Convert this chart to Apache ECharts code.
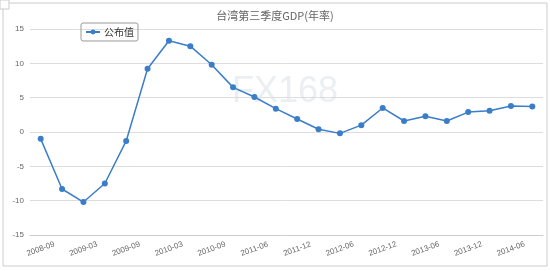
<!DOCTYPE html>
<html><head><meta charset="utf-8">
<script src="https://cdn.jsdelivr.net/npm/echarts@6/dist/echarts.min.js"></script>
<style>html,body{margin:0;padding:0;background:#fff}#c{width:550px;height:271px}</style>
</head><body><div id="c"></div>
<script>
const categories = ['2008-09','2008-12','2009-03','2009-06','2009-09','2009-12','2010-03','2010-06','2010-09','2010-12','2011-06','2011-09','2011-12','2012-03','2012-06','2012-09','2012-12','2013-03','2013-06','2013-09','2013-12','2014-03','2014-06','2014-09'];
const values = [-1.0,-8.3,-10.2,-7.5,-1.3,9.2,13.3,12.5,9.8,6.5,5.1,3.4,1.9,0.4,-0.2,1.0,3.5,1.6,2.3,1.6,2.9,3.1,3.8,3.7];
const seriesName = '公布值';
const titleText = '台湾第三季度GDP(年率)';
const watermark = 'FX168';

const chart = echarts.init(document.getElementById('c'));
chart.setOption({
  animation: false,
  title: { text: titleText, left: 'center', top: 5, textStyle: { fontSize: 11, fontWeight: 'normal', color: '#666', fontFamily: 'Noto Sans CJK SC' } },
  legend: { left: 81, top: 23, itemWidth: 14, itemHeight: 6, padding: [4,4,4,4], borderColor: '#999', borderWidth: 1, borderRadius: 2, textStyle: { fontSize: 10, color: '#333', fontFamily: 'Noto Sans CJK SC', padding: [0,0,0,-1] }, data: [seriesName] },
  graphic: [
    { type: 'rect', shape: { x: 3, y: 3, width: 544, height: 263 }, style: { fill: 'none', stroke: '#ccc', lineWidth: 1 } },
    { type: 'rect', shape: { x: 0, y: 0, width: 9, height: 9 }, style: { fill: '#fff', stroke: '#ccc', lineWidth: 1 } },
    { type: 'text', left: 232, top: 74, style: { text: watermark, fontSize: 36, fill: '#eceff2', fontFamily: 'Liberation Sans' }, z: 0 }
  ],
  grid: { left: 30, right: 7, top: 29, bottom: 36 },
  xAxis: {
    type: 'category', data: categories, boundaryGap: true,
    axisLine: { onZero: false, lineStyle: { color: '#ccc' } },
    axisTick: { interval: 1, lineStyle: { color: '#ccc' } },
    axisLabel: { interval: 1, rotate: 20, align: 'center', margin: 14, fontSize: 8, color: '#666', fontFamily: 'Liberation Sans' }
  },
  yAxis: {
    type: 'value', min: -15, max: 15, interval: 5,
    axisLine: { show: false }, axisTick: { show: false },
    splitLine: { lineStyle: { color: '#ddd' } },
    axisLabel: { fontSize: 8, color: '#666', margin: 6, fontFamily: 'Liberation Sans' }
  },
  series: [{
    name: seriesName, type: 'line', data: values,
    symbol: 'circle', symbolSize: 6,
    lineStyle: { color: '#3a7dc9', width: 1.5 },
    itemStyle: { color: '#3a7dc9' }
  }]
});
</script></body></html>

_WRITTEN REQUEST_: Set the lines above down again, word for word, from the first through the one containing "const watermark = 'FX168';"; pictures excluded.

_ANSWER TO THIS PROBLEM_:
Convert this chart to Apache ECharts code.
<!DOCTYPE html>
<html><head><meta charset="utf-8">
<script src="https://cdn.jsdelivr.net/npm/echarts@6/dist/echarts.min.js"></script>
<style>html,body{margin:0;padding:0;background:#fff}#c{width:550px;height:271px}</style>
</head><body><div id="c"></div>
<script>
const categories = ['2008-09','2008-12','2009-03','2009-06','2009-09','2009-12','2010-03','2010-06','2010-09','2010-12','2011-06','2011-09','2011-12','2012-03','2012-06','2012-09','2012-12','2013-03','2013-06','2013-09','2013-12','2014-03','2014-06','2014-09'];
const values = [-1.0,-8.3,-10.2,-7.5,-1.3,9.2,13.3,12.5,9.8,6.5,5.1,3.4,1.9,0.4,-0.2,1.0,3.5,1.6,2.3,1.6,2.9,3.1,3.8,3.7];
const seriesName = '公布值';
const titleText = '台湾第三季度GDP(年率)';
const watermark = 'FX168';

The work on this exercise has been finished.